Mean Miser






Mean Miser :


A trader named Shamshad lived in a town. He had a vast business. He was very rich. But he was a very miserly person. Spending was a dirty word for him.

Shamshad was such a miser that he ate dried up Chapatti with a piece of pickle in his meal. He wore simple home made clothes. He never employed any servant. In his house to save money His wife did all the household work. The couple had no issue.

Shamshad went on foot wherever he had to go. All people knew that Shamshad was very wealthy but extremely stingy. So, Shamshad had been nicknamed TIGHT FIST. All the money he earned he would convert into gold coins.

Behind his house, he had a big garden. He went there every morning and evening for a walk. There, at a spot he had buried a big earthen pot in the ground. That pot contained his gold corns. As he converted his earnings into gold coins, he kept putting them in it one after another.

At night, only one earthen lamp was lit in his house. If his wife had to go in another corner to do some work, she had to carry the same lamp for the light.

Shamshad had not told anyone about the gold coin treasure he was raising. Even his wife didn't know that her husband was treasuring up so much gold. She thought that he was living on crumbs because his business was not doing well.

His wife Shehnaz was a simple orthodox woman. She talked to no one else except Shamshad. She never went out of the house. She had no knowledge that her husband was notorious as TIGHT FIST. Shehnaz yearned for fine clothes and jewellery. But she never made any demand on her husband under the impression that he was poor.

If ever there was vegetable or roti left over he would not let it be thrown away. He ate the same as the next meal. He even avoided using shoes or slippers to save them from wearing out.

Every six months, he would get his head shaved off to save on periodic hair cut expenses. He wore dresses inside out after the normal wear to save on washing.

All the time, Shamshad thought of new ways of saving expenses. He did go to the garden everyday. His wife thought it was for health reasons. But the fact was that he went to enjoy the fruits of his miserliness. He would gleefully watch his treasure and sometimes he would even count the gold coins.

It had been happening for quite a long time. One day a thief happened to peep in over the wall of the garden and saw Shamshad putting gold coin in his treasure pot. The thief waited for the night to fall.

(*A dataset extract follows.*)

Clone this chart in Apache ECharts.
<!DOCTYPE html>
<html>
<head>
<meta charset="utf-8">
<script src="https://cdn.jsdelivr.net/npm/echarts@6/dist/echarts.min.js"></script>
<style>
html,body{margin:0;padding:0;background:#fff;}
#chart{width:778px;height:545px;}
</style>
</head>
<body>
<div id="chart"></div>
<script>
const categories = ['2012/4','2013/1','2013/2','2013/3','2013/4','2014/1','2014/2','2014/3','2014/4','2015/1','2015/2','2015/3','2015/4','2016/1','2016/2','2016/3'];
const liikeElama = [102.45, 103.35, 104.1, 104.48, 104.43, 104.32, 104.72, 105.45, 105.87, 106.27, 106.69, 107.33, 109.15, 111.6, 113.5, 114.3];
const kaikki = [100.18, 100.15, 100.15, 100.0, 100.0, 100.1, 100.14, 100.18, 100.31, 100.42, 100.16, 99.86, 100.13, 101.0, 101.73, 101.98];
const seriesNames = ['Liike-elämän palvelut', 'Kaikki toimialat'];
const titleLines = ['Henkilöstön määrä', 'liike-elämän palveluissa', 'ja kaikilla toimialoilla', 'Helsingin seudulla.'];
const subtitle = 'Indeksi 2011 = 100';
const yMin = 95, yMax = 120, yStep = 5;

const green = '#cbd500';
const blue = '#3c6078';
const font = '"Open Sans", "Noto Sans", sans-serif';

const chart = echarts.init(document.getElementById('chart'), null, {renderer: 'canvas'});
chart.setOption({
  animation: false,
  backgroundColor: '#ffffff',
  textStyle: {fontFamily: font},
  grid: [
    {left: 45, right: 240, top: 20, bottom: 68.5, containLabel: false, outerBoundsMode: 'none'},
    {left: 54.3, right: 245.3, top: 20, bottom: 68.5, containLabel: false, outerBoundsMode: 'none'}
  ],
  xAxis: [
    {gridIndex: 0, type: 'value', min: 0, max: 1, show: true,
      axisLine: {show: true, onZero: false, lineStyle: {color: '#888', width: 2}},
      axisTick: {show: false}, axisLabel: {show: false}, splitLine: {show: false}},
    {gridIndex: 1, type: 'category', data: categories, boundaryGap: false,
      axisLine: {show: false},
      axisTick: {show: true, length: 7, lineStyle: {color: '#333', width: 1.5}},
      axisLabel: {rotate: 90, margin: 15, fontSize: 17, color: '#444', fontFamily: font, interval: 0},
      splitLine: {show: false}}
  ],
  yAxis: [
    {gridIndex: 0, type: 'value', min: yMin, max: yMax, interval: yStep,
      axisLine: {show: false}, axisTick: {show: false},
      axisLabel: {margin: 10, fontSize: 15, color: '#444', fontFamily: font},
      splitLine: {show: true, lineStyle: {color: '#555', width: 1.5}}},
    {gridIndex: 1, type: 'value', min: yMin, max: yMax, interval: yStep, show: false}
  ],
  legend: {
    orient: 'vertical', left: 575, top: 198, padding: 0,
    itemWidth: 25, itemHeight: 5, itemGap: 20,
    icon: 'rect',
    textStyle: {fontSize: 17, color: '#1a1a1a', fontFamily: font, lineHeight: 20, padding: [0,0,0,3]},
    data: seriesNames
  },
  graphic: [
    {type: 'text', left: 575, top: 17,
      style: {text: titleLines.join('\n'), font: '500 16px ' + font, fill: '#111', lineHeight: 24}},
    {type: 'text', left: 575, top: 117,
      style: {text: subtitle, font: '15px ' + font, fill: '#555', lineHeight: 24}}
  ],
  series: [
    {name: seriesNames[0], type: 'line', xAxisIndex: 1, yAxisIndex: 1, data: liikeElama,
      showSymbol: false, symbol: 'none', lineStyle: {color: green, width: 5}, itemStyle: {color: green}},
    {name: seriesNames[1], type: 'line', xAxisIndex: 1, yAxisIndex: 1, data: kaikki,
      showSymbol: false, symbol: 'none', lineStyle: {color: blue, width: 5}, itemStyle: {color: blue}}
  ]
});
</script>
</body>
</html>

In the darkness of the night the thief made off with the potful of the gold coins.

In the morning, Shamshad went into his garden as usual. His blood curdled when he reached his treasure spot. There was a big hole where his pot used to be.

He felt giddy. Should he tell his wife or inform police? His mind was not working. He staggered a few steps and collapsed. When he didn't reach home for quite sometime his wife came to the garden looking for him.

Shamshad was carried into the house with the help of some neighbours. He fell ill due to grief and shock. Medicines were doing no good to him. At last he revealed to his wife the loss of his gold treasure. It pained his wife too.

His close friend Ganshyam came to see him one day. Shamshad confided to his friend the theft of the gold pot. Ganshyam understood the cause of hrs illness. He advised him to stop the treatment as the real illness was in the mind of Shamshad. Ganshyam asked, ‘Tell me…why were you collecting all that gold?"

“For myself," Shamshad replied

“For yourself? But you were not spending it. “

Shamshad mumbled, ‘I was saving it for future. For my old age…For my children if God blesses us with."

Ganshyam reasoned, “When you were not using that wealth now then why would you need it in old age? Listen to me. Forget that you lost any gold treasure. Go on living as before, eating left over and wearing simple clothes."

Shamshad moaned, ‘How's that possible? I have lost my treasure. How can I remain calm?’

Ganshyam spoke, ‘Friend! The wealth that was of no use for you meant nothing. Who has that gold pot right now makes no practical difference to you. May be the thief is putting it to some good use."

Imagine that the gold pot is still buried in your garden…If you like, you can go on living a miserly life as before. If you have learnt a lesson! then spend the money you earn now on for the happiness of your wife and yourself. Don't worry about the children which you don't have unfortunately. You have lost nothing but gained a valuable experience."

Shamshad saw reason in his friend's advice. Gradually, he became healthy again. The experience changed his habit. He was no more tightfisted. He spent money and lived comfortably with his wife.